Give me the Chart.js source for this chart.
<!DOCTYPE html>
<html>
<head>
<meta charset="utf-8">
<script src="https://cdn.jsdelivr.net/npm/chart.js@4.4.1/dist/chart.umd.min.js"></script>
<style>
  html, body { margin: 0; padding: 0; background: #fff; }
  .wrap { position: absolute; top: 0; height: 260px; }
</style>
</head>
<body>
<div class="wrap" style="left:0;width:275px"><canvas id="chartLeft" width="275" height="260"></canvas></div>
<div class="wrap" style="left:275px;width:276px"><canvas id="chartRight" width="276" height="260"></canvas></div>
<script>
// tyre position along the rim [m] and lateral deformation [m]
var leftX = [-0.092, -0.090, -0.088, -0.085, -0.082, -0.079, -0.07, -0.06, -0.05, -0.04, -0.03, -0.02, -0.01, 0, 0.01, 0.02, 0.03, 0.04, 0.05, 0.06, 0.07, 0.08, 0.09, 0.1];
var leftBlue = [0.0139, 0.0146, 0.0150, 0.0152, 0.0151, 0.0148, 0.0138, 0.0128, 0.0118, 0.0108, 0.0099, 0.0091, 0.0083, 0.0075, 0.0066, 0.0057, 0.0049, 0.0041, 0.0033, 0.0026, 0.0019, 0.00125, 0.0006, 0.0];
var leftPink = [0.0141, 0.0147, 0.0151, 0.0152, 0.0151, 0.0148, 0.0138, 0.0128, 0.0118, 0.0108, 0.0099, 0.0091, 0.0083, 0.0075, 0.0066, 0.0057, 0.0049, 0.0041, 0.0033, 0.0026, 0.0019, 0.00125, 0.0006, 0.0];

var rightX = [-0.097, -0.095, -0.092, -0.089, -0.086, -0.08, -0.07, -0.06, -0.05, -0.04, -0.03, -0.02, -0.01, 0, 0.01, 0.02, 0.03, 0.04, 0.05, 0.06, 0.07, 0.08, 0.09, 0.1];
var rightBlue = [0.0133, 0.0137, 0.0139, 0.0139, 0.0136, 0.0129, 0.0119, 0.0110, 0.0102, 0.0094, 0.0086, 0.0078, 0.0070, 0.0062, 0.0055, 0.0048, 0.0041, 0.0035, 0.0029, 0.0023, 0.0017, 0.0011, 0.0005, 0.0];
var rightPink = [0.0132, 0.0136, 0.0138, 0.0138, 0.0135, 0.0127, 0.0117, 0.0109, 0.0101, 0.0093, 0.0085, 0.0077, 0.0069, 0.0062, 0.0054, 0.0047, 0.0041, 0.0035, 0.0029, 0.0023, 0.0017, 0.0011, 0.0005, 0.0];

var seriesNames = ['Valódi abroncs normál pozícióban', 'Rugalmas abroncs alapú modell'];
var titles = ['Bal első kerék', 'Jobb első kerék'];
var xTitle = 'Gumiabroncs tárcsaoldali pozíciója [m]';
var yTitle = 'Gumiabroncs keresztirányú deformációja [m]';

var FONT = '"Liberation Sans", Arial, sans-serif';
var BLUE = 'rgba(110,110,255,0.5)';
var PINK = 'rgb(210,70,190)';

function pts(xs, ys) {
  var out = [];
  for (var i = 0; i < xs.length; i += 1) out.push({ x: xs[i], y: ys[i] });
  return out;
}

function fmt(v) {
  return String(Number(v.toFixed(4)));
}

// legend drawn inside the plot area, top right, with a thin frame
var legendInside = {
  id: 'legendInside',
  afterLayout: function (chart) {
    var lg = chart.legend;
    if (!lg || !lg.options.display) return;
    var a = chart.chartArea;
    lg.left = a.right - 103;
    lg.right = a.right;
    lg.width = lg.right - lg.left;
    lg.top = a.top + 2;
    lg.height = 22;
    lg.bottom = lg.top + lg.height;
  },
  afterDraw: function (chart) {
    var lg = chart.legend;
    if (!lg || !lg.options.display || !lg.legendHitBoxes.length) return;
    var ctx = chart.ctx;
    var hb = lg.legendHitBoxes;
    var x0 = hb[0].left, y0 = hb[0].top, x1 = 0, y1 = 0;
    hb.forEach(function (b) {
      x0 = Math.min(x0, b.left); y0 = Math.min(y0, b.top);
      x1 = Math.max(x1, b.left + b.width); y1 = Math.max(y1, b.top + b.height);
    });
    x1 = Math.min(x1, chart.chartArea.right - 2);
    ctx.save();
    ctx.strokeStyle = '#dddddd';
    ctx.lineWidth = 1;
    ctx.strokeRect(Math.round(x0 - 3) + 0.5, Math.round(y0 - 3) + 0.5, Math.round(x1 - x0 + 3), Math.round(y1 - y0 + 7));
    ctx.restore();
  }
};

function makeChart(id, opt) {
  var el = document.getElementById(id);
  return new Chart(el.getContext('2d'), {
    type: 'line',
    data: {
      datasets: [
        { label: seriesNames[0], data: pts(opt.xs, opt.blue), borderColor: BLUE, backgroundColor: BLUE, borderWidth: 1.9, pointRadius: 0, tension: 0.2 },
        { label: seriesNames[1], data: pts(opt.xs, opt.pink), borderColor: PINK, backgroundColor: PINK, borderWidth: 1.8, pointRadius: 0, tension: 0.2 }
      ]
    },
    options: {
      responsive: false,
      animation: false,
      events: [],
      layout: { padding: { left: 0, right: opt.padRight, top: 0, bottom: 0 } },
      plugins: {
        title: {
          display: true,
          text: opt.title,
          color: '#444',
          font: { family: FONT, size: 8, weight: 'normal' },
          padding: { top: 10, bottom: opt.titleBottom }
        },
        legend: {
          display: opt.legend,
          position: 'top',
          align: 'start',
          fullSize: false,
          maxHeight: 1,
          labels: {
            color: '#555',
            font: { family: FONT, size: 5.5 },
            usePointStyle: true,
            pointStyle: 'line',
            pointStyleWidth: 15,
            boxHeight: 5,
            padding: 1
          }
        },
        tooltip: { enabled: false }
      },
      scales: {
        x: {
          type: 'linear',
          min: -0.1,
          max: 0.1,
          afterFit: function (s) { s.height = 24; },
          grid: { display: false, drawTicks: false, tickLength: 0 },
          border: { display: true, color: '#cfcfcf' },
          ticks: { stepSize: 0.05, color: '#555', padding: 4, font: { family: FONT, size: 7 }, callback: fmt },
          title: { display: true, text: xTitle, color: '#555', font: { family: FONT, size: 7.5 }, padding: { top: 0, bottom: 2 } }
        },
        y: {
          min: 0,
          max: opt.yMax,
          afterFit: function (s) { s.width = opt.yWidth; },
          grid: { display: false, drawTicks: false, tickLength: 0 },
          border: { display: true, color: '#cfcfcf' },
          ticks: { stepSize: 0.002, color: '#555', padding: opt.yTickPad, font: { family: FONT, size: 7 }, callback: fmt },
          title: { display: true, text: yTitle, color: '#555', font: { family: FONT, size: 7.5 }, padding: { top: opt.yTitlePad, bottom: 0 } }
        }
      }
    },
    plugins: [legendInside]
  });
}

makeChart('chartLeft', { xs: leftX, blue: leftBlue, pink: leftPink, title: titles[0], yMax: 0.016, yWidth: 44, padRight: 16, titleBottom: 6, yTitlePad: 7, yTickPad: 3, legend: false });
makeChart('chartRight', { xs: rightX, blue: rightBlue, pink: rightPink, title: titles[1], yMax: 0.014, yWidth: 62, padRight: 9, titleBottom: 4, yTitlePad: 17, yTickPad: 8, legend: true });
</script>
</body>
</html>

==

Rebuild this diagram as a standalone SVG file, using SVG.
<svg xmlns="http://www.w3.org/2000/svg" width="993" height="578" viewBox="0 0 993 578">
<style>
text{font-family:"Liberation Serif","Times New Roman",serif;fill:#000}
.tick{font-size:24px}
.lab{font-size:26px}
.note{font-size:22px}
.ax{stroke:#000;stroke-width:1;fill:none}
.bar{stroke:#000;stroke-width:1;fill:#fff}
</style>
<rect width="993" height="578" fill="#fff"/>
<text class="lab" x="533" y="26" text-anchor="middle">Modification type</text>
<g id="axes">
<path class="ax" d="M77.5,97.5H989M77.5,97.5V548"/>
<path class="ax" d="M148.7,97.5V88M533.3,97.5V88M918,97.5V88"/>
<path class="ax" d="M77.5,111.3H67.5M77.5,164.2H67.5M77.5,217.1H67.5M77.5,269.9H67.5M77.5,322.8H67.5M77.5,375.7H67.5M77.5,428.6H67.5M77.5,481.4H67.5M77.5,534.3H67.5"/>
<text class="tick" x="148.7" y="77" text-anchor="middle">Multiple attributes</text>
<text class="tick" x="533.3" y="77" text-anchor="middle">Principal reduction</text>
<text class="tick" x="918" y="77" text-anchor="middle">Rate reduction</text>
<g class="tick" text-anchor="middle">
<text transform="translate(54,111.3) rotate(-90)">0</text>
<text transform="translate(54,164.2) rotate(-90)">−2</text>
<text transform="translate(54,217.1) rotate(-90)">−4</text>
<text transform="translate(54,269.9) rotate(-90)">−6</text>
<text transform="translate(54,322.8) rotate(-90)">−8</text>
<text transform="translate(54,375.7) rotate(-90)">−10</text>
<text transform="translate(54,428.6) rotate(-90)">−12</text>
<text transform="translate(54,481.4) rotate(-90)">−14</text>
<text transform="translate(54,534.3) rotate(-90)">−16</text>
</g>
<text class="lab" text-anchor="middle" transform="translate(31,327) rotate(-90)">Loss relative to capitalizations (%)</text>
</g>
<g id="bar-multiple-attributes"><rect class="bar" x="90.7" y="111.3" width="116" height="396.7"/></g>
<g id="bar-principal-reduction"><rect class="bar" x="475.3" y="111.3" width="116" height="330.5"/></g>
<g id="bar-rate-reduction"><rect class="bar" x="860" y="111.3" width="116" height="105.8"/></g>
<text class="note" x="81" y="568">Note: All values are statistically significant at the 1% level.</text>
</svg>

Written problem
Count the lines in the records above that contain the word "this", and reply with only that number.

Problem solution
2